A law firm cannot enforce a 50-percent penalty clause in its payout contract for departing attorneys who take firm clients with them, an Alexandria federal judge has ruled.
The Nov. 6 ruling could be worth as much as $150,000 to the departing lawyer, according to figures disclosed in an earlier opinion in the case.
The judge decided a lawyer’s contract payout restriction that violated a bar ethics rule was void and unenforceable.
Rule 5.6 of the District of Columbia Bar generally bars a lawyer from making an agreement that restricts the lawyer’s right to practice after termination of a partnership relationship. Virginia has a similar ethics rule.
Attorney Simor L. Moskowitz said he was entitled to money from his accrual basis account after he left the Washington intellectual property firm of Jacobson Holman PLLC in 2013. But the firm’s operating agreement had a forfeiture provision in which a departing partner gave up one half of his payout if he took clients with him.
U.S. District Judge Liam O’Grady explained the background in an earlier opinion. The firm practices intellectual property law and regularly represents clients before the U.S. Patent and Trademark Office.
Firm breakup
The firm underwent a breakup in 2013. Jacobson and Holman told the other equity partners they wanted to create a new law firm and dissolve the existing firm. The asked any partner who wanted to join the new firm to advise them within 30 days and assumed any who did not would leave the firm.
Within four months, all equity partners except the two name partners gave their notices and, ultimately, withdrew from the firm.
The partnership agreement provided that a withdrawing equity partner would be paid the amount in his accrual basis account, subject to a 50-percent forfeiture if the partner took clients of the firm.
Moskowitz sued for the full payout. The firm counterclaimed based on the forfeiture provision and brought the matter on for a hearing.
O’Grady said the issue was one of first impression in the District of Columbia, but he noted a split in other states examining the scope of Rule 5.6. Courts disagreed about whether the rule covered indirect restraints on practice such as the “financial disincentive” in Moskowitz’ contract.
The majority view was that the rule covers indirect restraints, but the firm conceded the point, O’Grady said. Nevertheless, the firm argued the admitted violation was not sufficient to make the forfeiture provision unenforceable.
O’Grady first decided that a bar’s ethics rule could be used as a basis for civil liability, at least in the limited context of the law firm’s penalty provision.
The judge then determined that a contract provision that violated the bar’s ethics rule should be considered void and unenforceable.
The case “implicates a specific rule of professional conduct that prohibits a specific type of contract provision and a contract provision that falls within that prohibition,” O’Grady wrote.

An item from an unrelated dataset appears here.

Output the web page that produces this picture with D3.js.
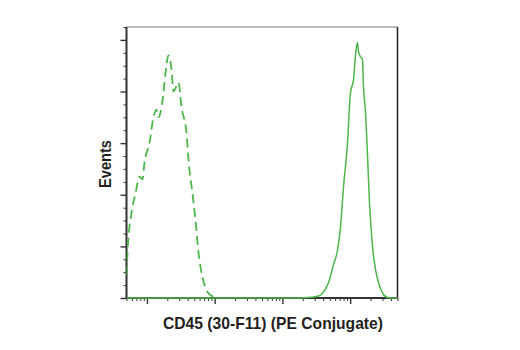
<!DOCTYPE html>
<html>
<head>
<meta charset="utf-8">
<script src="https://cdn.jsdelivr.net/npm/d3@7"></script>
<style>
  html, body { margin: 0; padding: 0; background: #fff; }
  svg { display: block; }
  .lbl { font-family: "Liberation Sans Narrow", "Arial Narrow", "Liberation Sans", Arial, sans-serif; font-weight: bold; fill: #231f20; }
</style>
</head>
<body>
<svg id="chart" width="520" height="350"></svg>
<script>
// Isotype control histogram (dashed): fluorescence intensity vs. event count
const controlIntensity = [50, 51.7, 59.3, 67.9, 77.7, 86.1, 92.2, 109, 125, 139, 148, 170, 188, 208, 231, 247, 293, 324, 384, 411, 471, 522, 578, 662, 784, 962, 1100];
const controlCounts    = [18, 35, 66, 81, 94, 92, 105, 120, 140, 146, 140, 153, 174, 188, 177, 160, 167, 148, 128, 107, 81, 60, 35, 16, 4.6, 0.8, 0];

// CD45 stained histogram (solid)
const stainedIntensity = [50, 18500, 26000, 34100, 43300, 49500, 56800, 65100, 72100, 79800, 91400, 101000, 112000, 120000, 128000, 133000, 142000, 152000, 157000, 169000, 180000, 193000, 214000, 237000, 262000, 300000, 356000, 422000, 500000];
const stainedCounts    = [0, 0, 0.5, 1.5, 7, 14, 26, 37, 55, 86, 120, 159, 169, 188, 198, 191, 187, 185, 165, 143, 112, 74, 40, 22, 12, 4, 0.4, 0, 0];

const xDomain = [50, 500000];
const xMajorTicks = [100, 1000, 10000, 100000];
const yDomain = [0, 210];
const yMajorTicks = [0, 40, 80, 120, 160, 200];

const xLabel = "CD45 (30-F11) (PE Conjugate)";
const yLabel = "Events";

const svg = d3.select("#chart");
const m = { left: 126.5, top: 27, right: 397.5, bottom: 298 };
const green = "#4cb748";

const x = d3.scaleLog().domain(xDomain).range([m.left, m.right]);
const y = d3.scaleLinear().domain(yDomain).range([m.bottom, m.top]);

// minor log ticks 2..9 in each decade
const xMinorTicks = [];
for (let d = 10; d <= 100000; d *= 10) {
  for (let k = 2; k <= 9; k++) {
    const v = k * d;
    if (v >= xDomain[0] && v <= xDomain[1] && !xMajorTicks.includes(v)) xMinorTicks.push(v);
  }
}
const yMinorTicks = d3.range(0, 211, 10).filter(v => !yMajorTicks.includes(v));

// frame: light top, dark right
svg.append("line").attr("x1", m.left).attr("x2", m.right).attr("y1", m.top).attr("y2", m.top)
  .attr("stroke", "#777").attr("stroke-width", 1);
svg.append("line").attr("x1", m.right).attr("x2", m.right).attr("y1", m.top).attr("y2", m.bottom)
  .attr("stroke", "#222").attr("stroke-width", 1.5);

function styleAxis(g, w) {
  g.select(".domain").remove();
  g.selectAll(".tick line").attr("stroke", "#333").attr("stroke-width", w);
  g.selectAll(".tick text").remove();
}

// y axis ticks
svg.append("g").attr("transform", `translate(${m.left},0)`)
  .call(d3.axisLeft(y).tickValues(yMajorTicks).tickSize(6).tickFormat(""))
  .call(g => styleAxis(g, 1.4));
svg.append("g").attr("transform", `translate(${m.left},0)`)
  .call(d3.axisLeft(y).tickValues(yMinorTicks).tickSize(3).tickFormat(""))
  .call(g => styleAxis(g, 1));

// x axis ticks
svg.append("g").attr("transform", `translate(0,${m.bottom})`)
  .call(d3.axisBottom(x).tickValues(xMajorTicks).tickSize(6).tickFormat(""))
  .call(g => styleAxis(g, 1.4));
svg.append("g").attr("transform", `translate(0,${m.bottom})`)
  .call(d3.axisBottom(x).tickValues(xMinorTicks).tickSize(3).tickFormat(""))
  .call(g => styleAxis(g, 1));

// left and bottom axis lines
svg.append("line").attr("x1", m.left).attr("x2", m.left).attr("y1", m.top).attr("y2", m.bottom + 1)
  .attr("stroke", "#333").attr("stroke-width", 2);
svg.append("line").attr("x1", m.left - 1).attr("x2", m.right).attr("y1", m.bottom).attr("y2", m.bottom)
  .attr("stroke", "#333").attr("stroke-width", 2);

const line = d3.line()
  .x(d => x(d[0]))
  .y(d => y(d[1]))
  .curve(d3.curveMonotoneX);

svg.append("clipPath").attr("id", "plotclip")
  .append("rect").attr("x", m.left).attr("y", m.top - 5).attr("width", m.right - m.left).attr("height", m.bottom - m.top + 6);

const plot = svg.append("g").attr("clip-path", "url(#plotclip)");

plot.append("path")
  .datum(controlIntensity.map((v, i) => [v, controlCounts[i]]))
  .attr("d", line)
  .attr("fill", "none")
  .attr("stroke", green)
  .attr("stroke-width", 1.8)
  .attr("stroke-dasharray", "9,5");

plot.append("path")
  .datum(stainedIntensity.map((v, i) => [v, stainedCounts[i]]))
  .attr("d", line)
  .attr("fill", "none")
  .attr("stroke", green)
  .attr("stroke-width", 1.5);

// axis titles (condensed bold look)
svg.append("text").attr("class", "lbl")
  .attr("x", 273).attr("y", 329)
  .attr("text-anchor", "middle").attr("font-size", 17)
  .attr("textLength", 220).attr("lengthAdjust", "spacingAndGlyphs")
  .text(xLabel);

svg.append("text").attr("class", "lbl")
  .attr("transform", `translate(111,164) rotate(-90)`)
  .attr("text-anchor", "middle").attr("font-size", 17)
  .attr("textLength", 48).attr("lengthAdjust", "spacingAndGlyphs")
  .text(yLabel);
</script>
</body>
</html>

O’Grady rejected the firm’s “public policy calculus” that sought to weaken the application of the ethics rule.
The rule itself provided the relevant public policy determination, the judge said.
“Rule 5.6 is the result of a careful balancing of concerns for client choice and attorney autonomy with the interest of contract enforcement. There is no need for additional balancing,” he wrote.
Moskowitz’ defense “stands on solid ground,” O’Grady concluded.
In an earlier opinion in the case, O’Grady said Moskowitz’ accrual basis account, and thus his payout, was set at $300,233.
The Jacobson Holman firm was represented by John J. Brennan III of Alexandria. He did not return a call for comment.
Philip J. Harvey represented Moskowitz. He responded to a call for comment, but arrangements for an interview were incomplete at press time.